What it’s all about. To my unscientific eyeballing, the existence of most every dataset of interest is flagged. You can find them too, with some patience and use of the tags. Clicking through to the source quickly shows that most aren’t available to us yet in any shape or form, though. That’s fine, I’m sure something like that just takes time.

What would be good, though, is some indication which ones are available in the navigation or searching. Where available means: queriable through the SPARQL interface, or downloadable as an RDF dump.

Getting at the data

The main means through which you get at the data is via the SPARQL query service provided. That works, but has some quirks:

From experience, the convention for such services would be that you’d provide one at http://mysite.org/sparql, and that you’d get a human SPARQL query form if you go there with a browser, and you get an answer if you fire a SPARQL protocol query at it from the comfort of your own SPARQL client.

There is a human interface at https://www.data.gov.uk/sparql, but machine queries need to go someplace else: http://services.data.gov.uk/{optional dataset}/sparql Confusingly, the latter has a basic but very nice human interface too…

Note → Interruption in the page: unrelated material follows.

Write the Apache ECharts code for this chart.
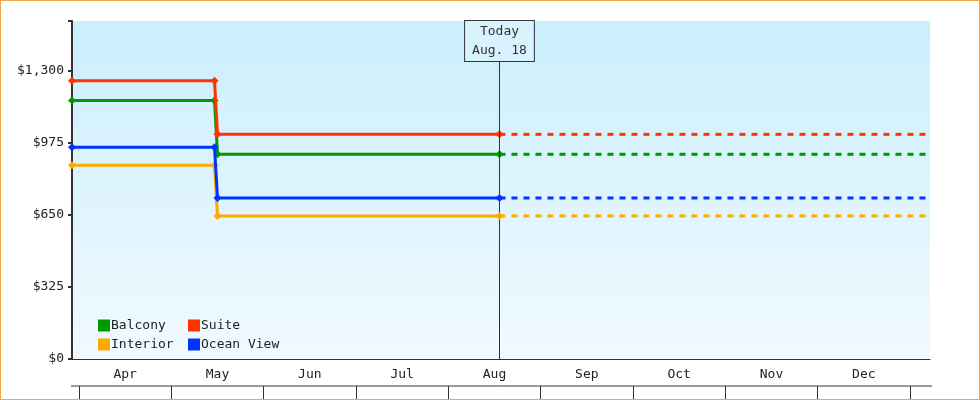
<!DOCTYPE html>
<html><head><meta charset="utf-8">
<script src="https://cdn.jsdelivr.net/npm/echarts@6/dist/echarts.min.js"></script>
<style>html,body{margin:0;padding:0;background:#fff}#c{width:980px;height:400px;box-sizing:border-box;border:1px solid #f0a848}</style>
</head><body><div id="c"></div>
<script>
const months = ['Apr','May','Jun','Jul','Aug','Sep','Oct','Nov','Dec'];
const yTicks = [0, 325, 650, 975, 1300];
const dates = ['2024-03-30','2024-05-16','2024-05-17','2024-08-18'];
const futureEnd = '2025-01-07';
const today = '2024-08-18';
const names = ['Balcony','Suite','Interior','Ocean View'];
const colors = ['#009900','#ff3300','#ffaa00','#0033ff'];
const balcony = [1166, 1166, 923, 923];
const suite = [1255, 1255, 1013, 1013];
const interior = [874, 874, 645, 645];
const oceanView = [955, 955, 726, 726];
const values = [balcony, suite, interior, oceanView];

const font = 'DejaVu Sans Mono';
const series = [];
values.forEach((v, i) => {
  series.push({
    name: names[i], type: 'line', xAxisIndex: 0, yAxisIndex: 0,
    data: dates.map((d, k) => [d, v[k]]),
    symbol: 'diamond', symbolSize: 8, showSymbol: true,
    lineStyle: {color: colors[i], width: 3}, itemStyle: {color: colors[i]},
    z: 3 + i
  });
  series.push({
    name: names[i], type: 'line', xAxisIndex: 0, yAxisIndex: 0,
    data: [[today, v[3]], [futureEnd, v[3]]],
    showSymbol: false, symbol: 'none',
    lineStyle: {color: colors[i], width: 3, type: [6, 6]}, itemStyle: {color: colors[i]}
  });
});
series.push({
  type: 'line', xAxisIndex: 0, yAxisIndex: 0, data: [], silent: true,
  markLine: {symbol: 'none', silent: true, label: {show: false},
    lineStyle: {color: '#333', width: 1, type: 'solid'}, data: [{xAxis: today}]},
  markPoint: {symbol: 'rect', symbolSize: 0, silent: true,
    data: [{coord: [today, 1524]}],
    label: {show: true, position: 'bottom', distance: 0, formatter: 'Today\nAug. 18',
      fontFamily: font, fontSize: 13, color: '#333', lineHeight: 19,
      backgroundColor: '#d8f3fd', borderColor: '#333', borderWidth: 1, padding: [1, 7]}}
});
series.push({type: 'bar', xAxisIndex: 1, yAxisIndex: 1, data: months.map(() => 0), silent: true});

const chart = echarts.init(document.getElementById('c'));
chart.setOption({
  animation: false,
  grid: [
    {left: 71, right: 49, top: 20, bottom: 40, show: true, borderWidth: 0,
     backgroundColor: new echarts.graphic.LinearGradient(0, 0, 0, 1, [{offset: 0, color: '#cbeefc'}, {offset: 1, color: '#f0faff'}])},
    {left: 78, right: 69, top: 360, height: 25}
  ],
  xAxis: [
    {type: 'time', gridIndex: 0, min: '2024-03-30', max: futureEnd,
     axisLabel: {show: false}, axisTick: {show: false}, splitLine: {show: false},
     axisLine: {show: true, lineStyle: {color: '#333', width: 1}}},
    {type: 'category', gridIndex: 1, data: months, position: 'top', boundaryGap: true,
     axisLine: {show: false},
     axisTick: {show: true, inside: true, length: 25, lineStyle: {color: '#333'}},
     axisLabel: {inside: true, margin: 7, fontFamily: font, fontSize: 13, color: '#222'}}
  ],
  yAxis: [
    {type: 'value', gridIndex: 0, min: 0, max: 1524, interval: 325,
     axisLine: {show: true, lineStyle: {color: '#333', width: 2}},
     axisTick: {show: true, length: 4, lineStyle: {color: '#333', width: 2}},
     splitLine: {show: false},
     axisLabel: {fontFamily: font, fontSize: 13, color: '#222', margin: 8,
       formatter: v => yTicks.includes(v) ? '$' + v.toLocaleString('en-US') : ''}},
    {type: 'value', gridIndex: 1, show: false}
  ],
  legend: [
    {data: names.filter((n, i) => i % 2 === 0), orient: 'vertical', left: 92, top: 313, itemGap: 6,
     itemWidth: 12, itemHeight: 12, icon: 'rect', textStyle: {fontFamily: font, fontSize: 13, color: '#222', padding: [0,0,0,-4]}},
    {data: names.filter((n, i) => i % 2 === 1), orient: 'vertical', left: 182, top: 313, itemGap: 6,
     itemWidth: 12, itemHeight: 12, icon: 'rect', textStyle: {fontFamily: font, fontSize: 13, color: '#222', padding: [0,0,0,-4]}}
  ],
  graphic: [{type: 'line', shape: {x1: 70, y1: 385, x2: 931, y2: 385}, style: {stroke: '#333', lineWidth: 1}}],
  series: series
});
</script></body></html>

Of more concern is that both spit out either JSON (in theory) or XML, but not RDF. Including XML and JSON is very sensible indeed, because the greatest number of people can suck those formats up and stick them in the mashups they know and love. But for the promises of linked data to work, there is an absolute need for some kind of RDF output.

Exploring the data

In order to formulate the whizzy linked data queries that this stuff is all about, you have to get a feel for what an open data set and its vocabulary looks like. That is a bit lacking as well at the moment: you can ask the SPARQL endpoint for types, and then keep poking, but making the whole thing browsable on something like the OpenLink RDF browser would be even better. I stumbled on some ways of exploring vocabularies, but that didn’t seem to allow navigation between concepts just yet.

There is a forum and wiki where people can cooperate on how to work on these issues, but I couldn’t see how to join them- hence the post here.

So?

If you’re getting rather disappointed by now: don’t. As far as I can see, the underlying platform is easily capable of addressing each of the points I stumbled across. More importantly, all the pieces are there for something truly compelling: freely mixable open data. It’s just that not all the pieces have been put together yet. The roof has been pitched, but the rest still needs doing.